### Requirement
Leave the pictures out and retype the lines from the beginning through the line with "return x / W, 1 - y / H", both ends included.

══ Extracted data

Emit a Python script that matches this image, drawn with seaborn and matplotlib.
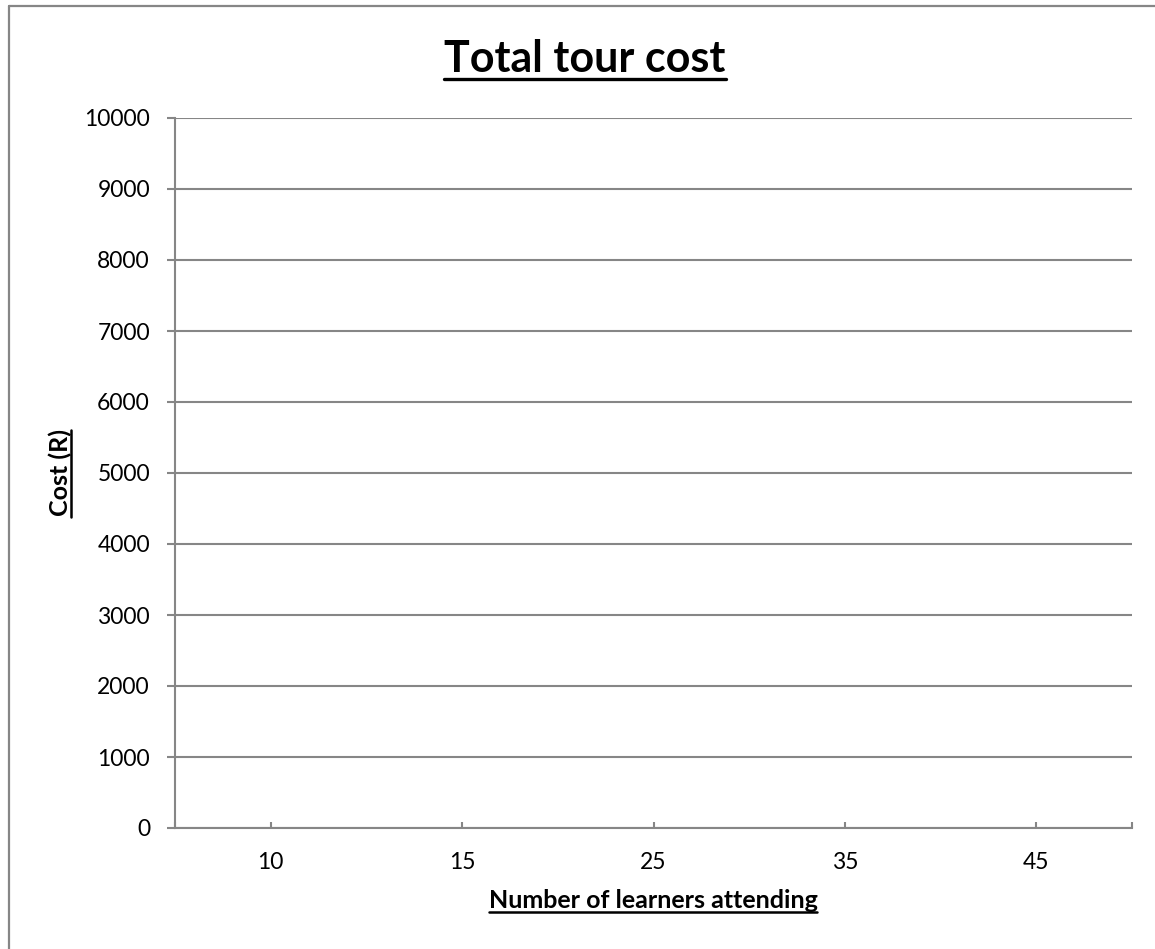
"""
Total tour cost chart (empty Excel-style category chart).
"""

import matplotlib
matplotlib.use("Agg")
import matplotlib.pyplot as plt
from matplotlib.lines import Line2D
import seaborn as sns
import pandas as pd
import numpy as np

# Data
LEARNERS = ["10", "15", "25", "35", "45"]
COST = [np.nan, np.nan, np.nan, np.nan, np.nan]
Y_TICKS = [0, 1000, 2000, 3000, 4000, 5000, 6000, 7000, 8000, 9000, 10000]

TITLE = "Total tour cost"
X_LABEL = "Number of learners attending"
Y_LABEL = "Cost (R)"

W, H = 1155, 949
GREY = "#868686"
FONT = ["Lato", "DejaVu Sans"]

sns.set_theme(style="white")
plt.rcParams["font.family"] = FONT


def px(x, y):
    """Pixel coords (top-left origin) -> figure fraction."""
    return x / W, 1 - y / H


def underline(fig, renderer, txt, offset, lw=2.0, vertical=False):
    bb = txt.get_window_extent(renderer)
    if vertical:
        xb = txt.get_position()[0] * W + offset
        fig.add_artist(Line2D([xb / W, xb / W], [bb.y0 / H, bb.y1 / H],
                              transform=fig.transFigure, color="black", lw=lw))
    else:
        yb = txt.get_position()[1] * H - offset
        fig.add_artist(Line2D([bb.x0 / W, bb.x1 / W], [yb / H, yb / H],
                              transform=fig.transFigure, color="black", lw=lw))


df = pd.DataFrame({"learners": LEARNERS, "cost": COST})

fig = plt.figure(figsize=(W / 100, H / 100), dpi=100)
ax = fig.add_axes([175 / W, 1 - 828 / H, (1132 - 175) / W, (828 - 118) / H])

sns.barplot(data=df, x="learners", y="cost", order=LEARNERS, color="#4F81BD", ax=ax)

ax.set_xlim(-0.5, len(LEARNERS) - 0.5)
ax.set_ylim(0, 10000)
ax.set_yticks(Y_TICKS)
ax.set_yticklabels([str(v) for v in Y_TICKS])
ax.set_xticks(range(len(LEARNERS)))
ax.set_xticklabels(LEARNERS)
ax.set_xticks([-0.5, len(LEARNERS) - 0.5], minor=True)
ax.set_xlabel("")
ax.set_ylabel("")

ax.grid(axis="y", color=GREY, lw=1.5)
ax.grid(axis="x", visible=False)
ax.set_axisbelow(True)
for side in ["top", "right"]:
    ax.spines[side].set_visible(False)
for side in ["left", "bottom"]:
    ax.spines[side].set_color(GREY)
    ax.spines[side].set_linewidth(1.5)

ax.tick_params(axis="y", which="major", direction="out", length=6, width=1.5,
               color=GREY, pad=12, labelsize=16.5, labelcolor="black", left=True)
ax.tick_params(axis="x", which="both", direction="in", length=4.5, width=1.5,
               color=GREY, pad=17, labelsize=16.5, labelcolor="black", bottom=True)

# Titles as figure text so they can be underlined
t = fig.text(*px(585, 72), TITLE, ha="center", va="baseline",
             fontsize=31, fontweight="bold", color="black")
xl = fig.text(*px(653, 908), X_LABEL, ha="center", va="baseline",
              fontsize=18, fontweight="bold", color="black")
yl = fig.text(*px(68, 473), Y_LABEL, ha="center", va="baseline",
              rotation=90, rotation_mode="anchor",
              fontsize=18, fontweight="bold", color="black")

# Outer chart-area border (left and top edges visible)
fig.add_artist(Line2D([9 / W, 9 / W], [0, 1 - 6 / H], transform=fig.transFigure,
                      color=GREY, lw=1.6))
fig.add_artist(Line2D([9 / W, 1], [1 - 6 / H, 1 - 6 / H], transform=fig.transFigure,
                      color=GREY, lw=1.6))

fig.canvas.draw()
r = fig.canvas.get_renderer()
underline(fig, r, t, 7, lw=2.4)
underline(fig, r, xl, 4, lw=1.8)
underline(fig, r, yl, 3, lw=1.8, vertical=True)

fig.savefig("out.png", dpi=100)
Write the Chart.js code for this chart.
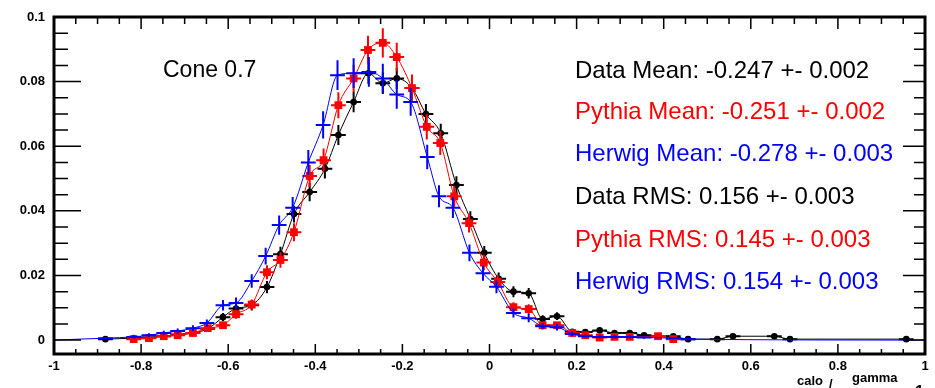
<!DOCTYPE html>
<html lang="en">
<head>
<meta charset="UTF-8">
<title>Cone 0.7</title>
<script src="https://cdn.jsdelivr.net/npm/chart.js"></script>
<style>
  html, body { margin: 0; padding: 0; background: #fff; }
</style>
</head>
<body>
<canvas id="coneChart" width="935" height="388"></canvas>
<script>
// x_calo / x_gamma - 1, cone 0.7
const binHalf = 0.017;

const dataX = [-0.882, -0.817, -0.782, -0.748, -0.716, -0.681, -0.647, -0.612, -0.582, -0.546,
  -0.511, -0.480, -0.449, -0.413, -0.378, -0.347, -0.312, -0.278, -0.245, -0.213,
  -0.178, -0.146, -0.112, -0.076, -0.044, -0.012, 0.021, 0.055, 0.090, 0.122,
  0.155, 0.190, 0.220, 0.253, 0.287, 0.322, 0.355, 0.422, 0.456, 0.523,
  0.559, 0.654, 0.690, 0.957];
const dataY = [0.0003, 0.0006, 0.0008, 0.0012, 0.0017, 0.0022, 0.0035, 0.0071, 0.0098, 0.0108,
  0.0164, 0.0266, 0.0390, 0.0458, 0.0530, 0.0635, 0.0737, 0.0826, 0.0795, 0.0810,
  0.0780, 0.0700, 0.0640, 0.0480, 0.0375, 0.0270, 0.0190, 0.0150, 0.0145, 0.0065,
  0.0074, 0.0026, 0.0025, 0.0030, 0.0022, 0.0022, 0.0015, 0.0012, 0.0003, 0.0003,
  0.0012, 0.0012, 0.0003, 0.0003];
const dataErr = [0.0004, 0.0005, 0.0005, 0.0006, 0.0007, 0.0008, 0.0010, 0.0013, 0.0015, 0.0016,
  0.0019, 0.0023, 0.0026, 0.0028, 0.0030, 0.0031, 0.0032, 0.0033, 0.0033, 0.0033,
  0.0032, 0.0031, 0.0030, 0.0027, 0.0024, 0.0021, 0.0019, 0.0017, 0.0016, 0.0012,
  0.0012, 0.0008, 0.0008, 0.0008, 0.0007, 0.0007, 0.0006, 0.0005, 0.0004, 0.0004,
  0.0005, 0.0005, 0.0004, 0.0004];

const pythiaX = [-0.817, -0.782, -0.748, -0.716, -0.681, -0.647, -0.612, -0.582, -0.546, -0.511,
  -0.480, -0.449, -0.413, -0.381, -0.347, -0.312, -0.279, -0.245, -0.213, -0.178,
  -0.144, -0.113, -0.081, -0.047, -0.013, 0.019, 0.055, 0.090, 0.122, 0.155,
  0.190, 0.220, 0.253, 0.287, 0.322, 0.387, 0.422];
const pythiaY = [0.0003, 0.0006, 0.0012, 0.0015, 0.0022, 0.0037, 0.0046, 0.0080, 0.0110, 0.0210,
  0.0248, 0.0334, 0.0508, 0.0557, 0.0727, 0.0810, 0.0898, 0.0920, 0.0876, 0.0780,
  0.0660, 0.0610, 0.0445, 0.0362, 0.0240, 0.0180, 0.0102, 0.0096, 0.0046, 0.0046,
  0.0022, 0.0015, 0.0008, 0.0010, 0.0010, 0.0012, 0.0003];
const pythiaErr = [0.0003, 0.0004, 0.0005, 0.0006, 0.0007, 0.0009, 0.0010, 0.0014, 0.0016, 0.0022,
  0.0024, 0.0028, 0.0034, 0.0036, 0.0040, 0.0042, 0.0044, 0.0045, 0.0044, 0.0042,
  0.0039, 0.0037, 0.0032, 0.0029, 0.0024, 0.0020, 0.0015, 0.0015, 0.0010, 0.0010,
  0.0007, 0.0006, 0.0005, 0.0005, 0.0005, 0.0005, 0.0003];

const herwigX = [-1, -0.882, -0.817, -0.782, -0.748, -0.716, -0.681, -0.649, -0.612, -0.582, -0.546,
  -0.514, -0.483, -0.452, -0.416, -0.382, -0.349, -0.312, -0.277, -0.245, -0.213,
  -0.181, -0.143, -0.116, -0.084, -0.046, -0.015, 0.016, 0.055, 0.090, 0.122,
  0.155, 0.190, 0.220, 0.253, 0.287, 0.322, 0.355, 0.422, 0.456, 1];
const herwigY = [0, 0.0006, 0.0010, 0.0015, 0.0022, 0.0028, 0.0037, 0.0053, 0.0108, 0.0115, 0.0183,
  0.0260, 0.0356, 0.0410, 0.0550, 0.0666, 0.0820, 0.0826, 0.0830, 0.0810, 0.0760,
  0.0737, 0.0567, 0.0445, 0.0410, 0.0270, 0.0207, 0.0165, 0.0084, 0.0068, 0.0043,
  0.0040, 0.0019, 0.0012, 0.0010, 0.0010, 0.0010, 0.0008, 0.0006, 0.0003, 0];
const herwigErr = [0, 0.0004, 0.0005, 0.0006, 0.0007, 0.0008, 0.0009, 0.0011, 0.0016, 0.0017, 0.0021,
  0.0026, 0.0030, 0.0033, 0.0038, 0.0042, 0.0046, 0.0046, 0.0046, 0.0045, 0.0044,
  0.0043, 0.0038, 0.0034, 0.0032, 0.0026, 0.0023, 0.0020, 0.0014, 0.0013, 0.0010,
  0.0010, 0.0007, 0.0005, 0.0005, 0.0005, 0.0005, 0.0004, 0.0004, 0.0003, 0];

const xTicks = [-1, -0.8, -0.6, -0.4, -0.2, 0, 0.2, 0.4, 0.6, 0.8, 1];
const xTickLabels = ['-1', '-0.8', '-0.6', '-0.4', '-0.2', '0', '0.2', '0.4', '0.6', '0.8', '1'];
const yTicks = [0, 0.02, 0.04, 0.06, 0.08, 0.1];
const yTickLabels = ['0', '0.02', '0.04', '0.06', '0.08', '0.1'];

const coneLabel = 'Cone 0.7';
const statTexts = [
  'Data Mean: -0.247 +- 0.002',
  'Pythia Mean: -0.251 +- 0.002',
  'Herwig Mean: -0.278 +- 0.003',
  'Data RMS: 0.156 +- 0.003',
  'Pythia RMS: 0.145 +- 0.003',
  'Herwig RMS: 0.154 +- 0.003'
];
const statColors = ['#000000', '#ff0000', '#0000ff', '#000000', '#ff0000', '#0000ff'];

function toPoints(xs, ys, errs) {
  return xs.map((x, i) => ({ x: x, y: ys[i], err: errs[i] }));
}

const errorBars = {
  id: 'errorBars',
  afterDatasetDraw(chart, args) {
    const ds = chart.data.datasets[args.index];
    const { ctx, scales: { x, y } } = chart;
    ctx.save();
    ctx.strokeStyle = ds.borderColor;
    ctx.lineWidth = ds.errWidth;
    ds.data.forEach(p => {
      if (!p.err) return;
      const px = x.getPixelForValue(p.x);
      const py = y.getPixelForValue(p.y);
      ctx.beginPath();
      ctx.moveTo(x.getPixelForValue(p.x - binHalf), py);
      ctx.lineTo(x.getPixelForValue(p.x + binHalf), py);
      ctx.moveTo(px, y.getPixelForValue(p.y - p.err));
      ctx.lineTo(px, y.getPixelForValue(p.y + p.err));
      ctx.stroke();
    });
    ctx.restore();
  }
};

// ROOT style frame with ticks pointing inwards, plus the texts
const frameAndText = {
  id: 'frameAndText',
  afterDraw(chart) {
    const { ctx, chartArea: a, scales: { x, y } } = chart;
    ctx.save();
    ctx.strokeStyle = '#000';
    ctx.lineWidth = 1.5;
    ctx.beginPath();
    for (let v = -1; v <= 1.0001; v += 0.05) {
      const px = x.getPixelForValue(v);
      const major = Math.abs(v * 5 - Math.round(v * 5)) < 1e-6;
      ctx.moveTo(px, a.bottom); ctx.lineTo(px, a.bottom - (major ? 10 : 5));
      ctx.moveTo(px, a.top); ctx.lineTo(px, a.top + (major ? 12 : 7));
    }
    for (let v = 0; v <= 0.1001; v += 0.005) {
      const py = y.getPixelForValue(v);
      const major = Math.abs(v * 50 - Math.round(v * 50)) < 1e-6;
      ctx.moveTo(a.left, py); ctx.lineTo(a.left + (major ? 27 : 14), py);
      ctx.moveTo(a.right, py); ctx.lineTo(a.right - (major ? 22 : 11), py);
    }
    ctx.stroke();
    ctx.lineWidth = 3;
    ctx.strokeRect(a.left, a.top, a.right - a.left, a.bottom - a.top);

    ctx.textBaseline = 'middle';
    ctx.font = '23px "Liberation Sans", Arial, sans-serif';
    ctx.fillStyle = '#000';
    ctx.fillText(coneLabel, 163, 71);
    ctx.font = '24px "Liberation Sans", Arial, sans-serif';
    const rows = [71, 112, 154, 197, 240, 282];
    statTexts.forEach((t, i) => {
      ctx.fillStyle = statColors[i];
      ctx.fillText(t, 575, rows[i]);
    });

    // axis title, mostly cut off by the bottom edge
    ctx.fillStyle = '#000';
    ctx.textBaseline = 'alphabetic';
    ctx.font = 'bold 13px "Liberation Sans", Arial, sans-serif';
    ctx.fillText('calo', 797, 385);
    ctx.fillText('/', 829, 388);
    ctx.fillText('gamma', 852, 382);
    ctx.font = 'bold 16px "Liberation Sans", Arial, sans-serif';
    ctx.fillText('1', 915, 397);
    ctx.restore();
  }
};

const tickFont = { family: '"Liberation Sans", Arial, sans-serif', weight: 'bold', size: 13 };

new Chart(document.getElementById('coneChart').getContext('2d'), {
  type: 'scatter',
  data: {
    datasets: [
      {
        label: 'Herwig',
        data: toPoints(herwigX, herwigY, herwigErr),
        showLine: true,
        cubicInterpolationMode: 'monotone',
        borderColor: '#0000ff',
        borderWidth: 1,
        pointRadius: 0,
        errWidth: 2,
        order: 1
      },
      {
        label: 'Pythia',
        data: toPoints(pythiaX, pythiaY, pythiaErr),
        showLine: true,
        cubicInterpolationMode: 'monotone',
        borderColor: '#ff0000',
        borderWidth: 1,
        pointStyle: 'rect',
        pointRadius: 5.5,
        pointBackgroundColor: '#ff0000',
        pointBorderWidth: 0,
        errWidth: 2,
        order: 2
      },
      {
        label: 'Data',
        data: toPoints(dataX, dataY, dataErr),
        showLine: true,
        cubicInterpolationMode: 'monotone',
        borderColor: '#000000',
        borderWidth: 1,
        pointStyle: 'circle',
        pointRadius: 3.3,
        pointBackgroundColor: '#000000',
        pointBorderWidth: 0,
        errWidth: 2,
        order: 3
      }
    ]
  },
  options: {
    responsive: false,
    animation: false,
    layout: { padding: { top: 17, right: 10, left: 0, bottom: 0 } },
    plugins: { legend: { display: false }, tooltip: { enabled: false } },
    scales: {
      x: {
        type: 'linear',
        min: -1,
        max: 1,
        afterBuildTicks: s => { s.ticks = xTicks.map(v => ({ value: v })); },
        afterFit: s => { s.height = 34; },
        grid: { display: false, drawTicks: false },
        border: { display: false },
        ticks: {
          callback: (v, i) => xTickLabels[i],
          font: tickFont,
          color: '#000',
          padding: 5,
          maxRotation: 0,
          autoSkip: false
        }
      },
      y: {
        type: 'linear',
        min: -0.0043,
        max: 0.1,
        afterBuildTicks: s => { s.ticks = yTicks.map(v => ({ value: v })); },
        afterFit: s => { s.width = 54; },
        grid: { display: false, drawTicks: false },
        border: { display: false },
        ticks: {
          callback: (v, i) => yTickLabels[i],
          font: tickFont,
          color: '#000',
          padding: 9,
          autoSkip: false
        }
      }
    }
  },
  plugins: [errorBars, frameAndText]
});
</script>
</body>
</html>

════

### Answer below
Emit a Python script that matches this image, drawn with seaborn and matplotlib.
"""
Total tour cost chart (empty Excel-style category chart).
"""

import matplotlib
matplotlib.use("Agg")
import matplotlib.pyplot as plt
from matplotlib.lines import Line2D
import seaborn as sns
import pandas as pd
import numpy as np

# Data
LEARNERS = ["10", "15", "25", "35", "45"]
COST = [np.nan, np.nan, np.nan, np.nan, np.nan]
Y_TICKS = [0, 1000, 2000, 3000, 4000, 5000, 6000, 7000, 8000, 9000, 10000]

TITLE = "Total tour cost"
X_LABEL = "Number of learners attending"
Y_LABEL = "Cost (R)"

W, H = 1155, 949
GREY = "#868686"
FONT = ["Lato", "DejaVu Sans"]

sns.set_theme(style="white")
plt.rcParams["font.family"] = FONT


def px(x, y):
    """Pixel coords (top-left origin) -> figure fraction."""
    return x / W, 1 - y / H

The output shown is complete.